Micro-volunteering: worth the hype?


Micro-volunteering: worth the hype?

Micro-volunteering has been heralded as a way to benefit a worthy cause on your own terms to suit your lifestyle with ‘absolutely no commitment’. Can this really be true?
Heather Sturgess

Micro-volunteering has been heralded as a way to benefit a worthy cause on your own terms to suit your lifestyle with ‘absolutely no commitment’. I decided to try this out and see if I could make a difference micro-volunteering at short notice, without leaving the comfort of my own home.

I was surprised at the range of activities available and the different tasks I was able to contribute to. In one evening I counted penguins in the Antarctic, identified animals in the Serengeti, and timestamped debates in parliament without leaving my sofa. I enjoyed working on the different projects; the activities were really straight forward and made me curious to learn more about these organisations and investigate for myself. Conveniently, the projects provided links to more information, so I dived in.
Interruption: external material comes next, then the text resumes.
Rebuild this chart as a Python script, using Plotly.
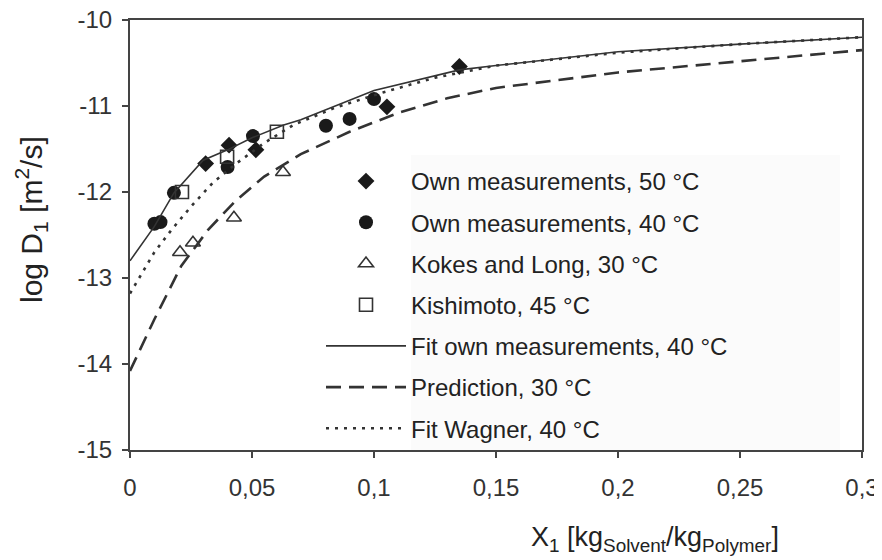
import plotly.graph_objects as go

# ---- data ----
own50_x = [0.031, 0.0406, 0.0516, 0.1053, 0.135]
own50_y = [-11.67, -11.455, -11.51, -11.01, -10.54]

own40_x = [0.0100, 0.0125, 0.018, 0.040, 0.0504, 0.0803, 0.090, 0.100]
own40_y = [-12.37, -12.35, -12.01, -11.71, -11.35, -11.23, -11.15, -10.92]

kokes_x = [0.0205, 0.0258, 0.0426, 0.0627]
kokes_y = [-12.70, -12.59, -12.30, -11.77]

kishi_x = [0.0213, 0.0398, 0.0602]
kishi_y = [-12.00, -11.59, -11.30]

fit_own_x = [0, 0.01, 0.018, 0.03, 0.04, 0.05, 0.063, 0.07, 0.1, 0.135, 0.15, 0.2, 0.25, 0.3]
fit_own_y = [-12.80, -12.40, -12.01, -11.63, -11.51, -11.37, -11.22, -11.16, -10.82, -10.58,
             -10.53, -10.37, -10.28, -10.20]

wagner_x = [0, 0.01, 0.017, 0.025, 0.034, 0.044, 0.055, 0.067, 0.084, 0.104, 0.125, 0.15,
            0.2, 0.25, 0.3]
wagner_y = [-13.18, -12.70, -12.44, -12.17, -11.89, -11.66, -11.43, -11.22, -11.02, -10.84,
            -10.67, -10.53, -10.38, -10.28, -10.20]

pred_x = [0, 0.01, 0.021, 0.032, 0.043, 0.055, 0.07, 0.09, 0.11, 0.13, 0.15, 0.2, 0.25, 0.3]
pred_y = [-14.08, -13.48, -12.86, -12.44, -12.11, -11.82, -11.56, -11.30, -11.08, -10.91,
          -10.79, -10.61, -10.48, -10.35]

x_ticks = [0, 0.05, 0.1, 0.15, 0.2, 0.25, 0.3]
x_ticklabels = ["0", "0,05", "0,1", "0,15", "0,2", "0,25", "0,3"]
y_ticks = [-15, -14, -13, -12, -11, -10]
y_ticklabels = ["-15", "-14", "-13", "-12", "-11", "-10"]

INK = "#1a1a1a"
FONT = "Liberation Sans, Arial, sans-serif"

fig = go.Figure()

fig.add_trace(go.Scatter(x=own50_x, y=own50_y, mode="markers", name="Own measurements, 50 °C",
                         legendgroup="a",
                         marker=dict(symbol="diamond", size=13, color=INK)))
fig.add_trace(go.Scatter(x=own40_x, y=own40_y, mode="markers", name="Own measurements, 40 °C",
                         legendgroup="b",
                         marker=dict(symbol="circle", size=14, color=INK)))
fig.add_trace(go.Scatter(x=kokes_x, y=kokes_y, mode="markers", name="Kokes and Long, 30 °C",
                         legendgroup="c",
                         marker=dict(symbol="triangle-up-open", size=13, color="#333",
                                     line=dict(width=1.6, color="#333"))))
fig.add_trace(go.Scatter(x=kishi_x, y=kishi_y, mode="markers", name="Kishimoto, 45 °C",
                         legendgroup="d",
                         marker=dict(symbol="square-open", size=13, color="#333",
                                     line=dict(width=1.6, color="#333"))))
fig.add_trace(go.Scatter(x=fit_own_x, y=fit_own_y, mode="lines",
                         name="Fit own measurements, 40 °C", legendgroup="e",
                         line=dict(color="#333", width=1.6)))
fig.add_trace(go.Scatter(x=pred_x, y=pred_y, mode="lines", name="Prediction, 30 °C",
                         legendgroup="f",
                         line=dict(color="#333", width=2.6, dash="15px,8px")))
fig.add_trace(go.Scatter(x=wagner_x, y=wagner_y, mode="lines", name="Fit Wagner, 40 °C",
                         legendgroup="g",
                         line=dict(color="#333", width=2.6, dash="3px,6px")))

axis_common = dict(showline=True, linecolor="#444", linewidth=2, mirror=True,
                   ticks="outside", ticklen=6, tickwidth=1.5, tickcolor="#444",
                   showgrid=False, zeroline=False, automargin=False,
                   ticklabeloverflow="allow",
                   tickfont=dict(family=FONT, size=24, color="#333"))

fig.update_xaxes(range=[0, 0.3], tickvals=x_ticks, ticktext=x_ticklabels,
                 ticklabelstandoff=9, **axis_common)
fig.update_yaxes(range=[-15, -10], tickvals=y_ticks, ticktext=y_ticklabels,
                 ticklabelstandoff=5, **axis_common)

fig.add_shape(type="rect", xref="paper", yref="paper",
              x0=(411 - 130) / 732, x1=(840 - 130) / 732,
              y0=0.0, y1=(450 - 155) / 430,
              fillcolor="#fbfbfb", line=dict(width=0), layer="below")

fig.add_annotation(text="log D<sub>1</sub> [m<sup>2</sup>/s]", xref="paper", yref="paper",
                   x=(31 - 130) / 732, y=(450 - 219) / 430, showarrow=False,
                   xanchor="center", yanchor="middle",
                   textangle=-90, font=dict(family=FONT, size=30, color="#222"))
fig.add_annotation(text="X<sub>1</sub> [kg<sub>Solvent</sub>/kg<sub>Polymer</sub>]",
                   xref="paper", yref="paper",
                   x=(655 - 130) / 732, y=(450 - 539) / 430, showarrow=False,
                   xanchor="center", yanchor="middle",
                   font=dict(family=FONT, size=27, color="#222"))

# page body adds an 8px offset; figure is sized so the plot area lands at 130..862 x 20..450
fig.update_layout(
    width=874, height=552,
    margin=dict(l=122, r=20, t=12, b=110),
    paper_bgcolor="white", plot_bgcolor="white",
    font=dict(family=FONT, color="#222"),
    showlegend=True,
    legend=dict(x=(321 - 130) / 732, y=(450 - 159) / 430, xanchor="left", yanchor="top",
                bgcolor="rgba(0,0,0,0)", font=dict(family=FONT, size=24, color="#222"),
                itemwidth=80, tracegroupgap=7, traceorder="grouped"),
)

fig.write_html("out.html")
To my surprise, I actually made a contribution by looking at pictures of cute penguins and learning about animals in the Serengeti. 

These animal micro-volunteering projects help scientists monitor ecosystems and track changes in species population and breeding overtime to help inform conservation policies.

I was less impressed with the video timestamping task for the website theyworkforyou.com. There didn’t seem to be much activity on this site as I quickly realised when I became the ‘top timestamper’ for the past four weeks.

From the website it wasn’t clear whether this was because parliament is currently in recess or whether this project had finished. This led me to thinking of the downsides of micro-volunteering online: there is little interaction and communication with other volunteers or staff members.

For me one of the best things about volunteering is meeting and working with different people. Volunteers don’t like feeling forgotten. Even when we are “micro”-volunteering, we are as eager to receive feedback as we are to make a contribution. In this case lack of interaction made it harder to see the bigger impact that my contributions were working towards.

Fortunately for me offline micro-volunteering can lead to meeting new people as I found out when I micro-volunteered with my Student Union. They organised lots of volunteering opportunities where students could sign up to time slots for different activities. This could be a one-off volunteering experience or - as I found when I signed up to volunteer with refugees teaching English- can lead to more regular volunteering.

This was a great way for me to get involved and meet new people. It also gave me the flexibility to reduce my commitment when I had big coursework deadlines. I really enjoyed volunteering and it was rewarding to see people’s confidence in speaking English grow even just over the course of one session.

After trying different ways to contribute to something bigger through micro-volunteering, I have developed a healthy scepticism of the benefits of choosing to volunteer this way.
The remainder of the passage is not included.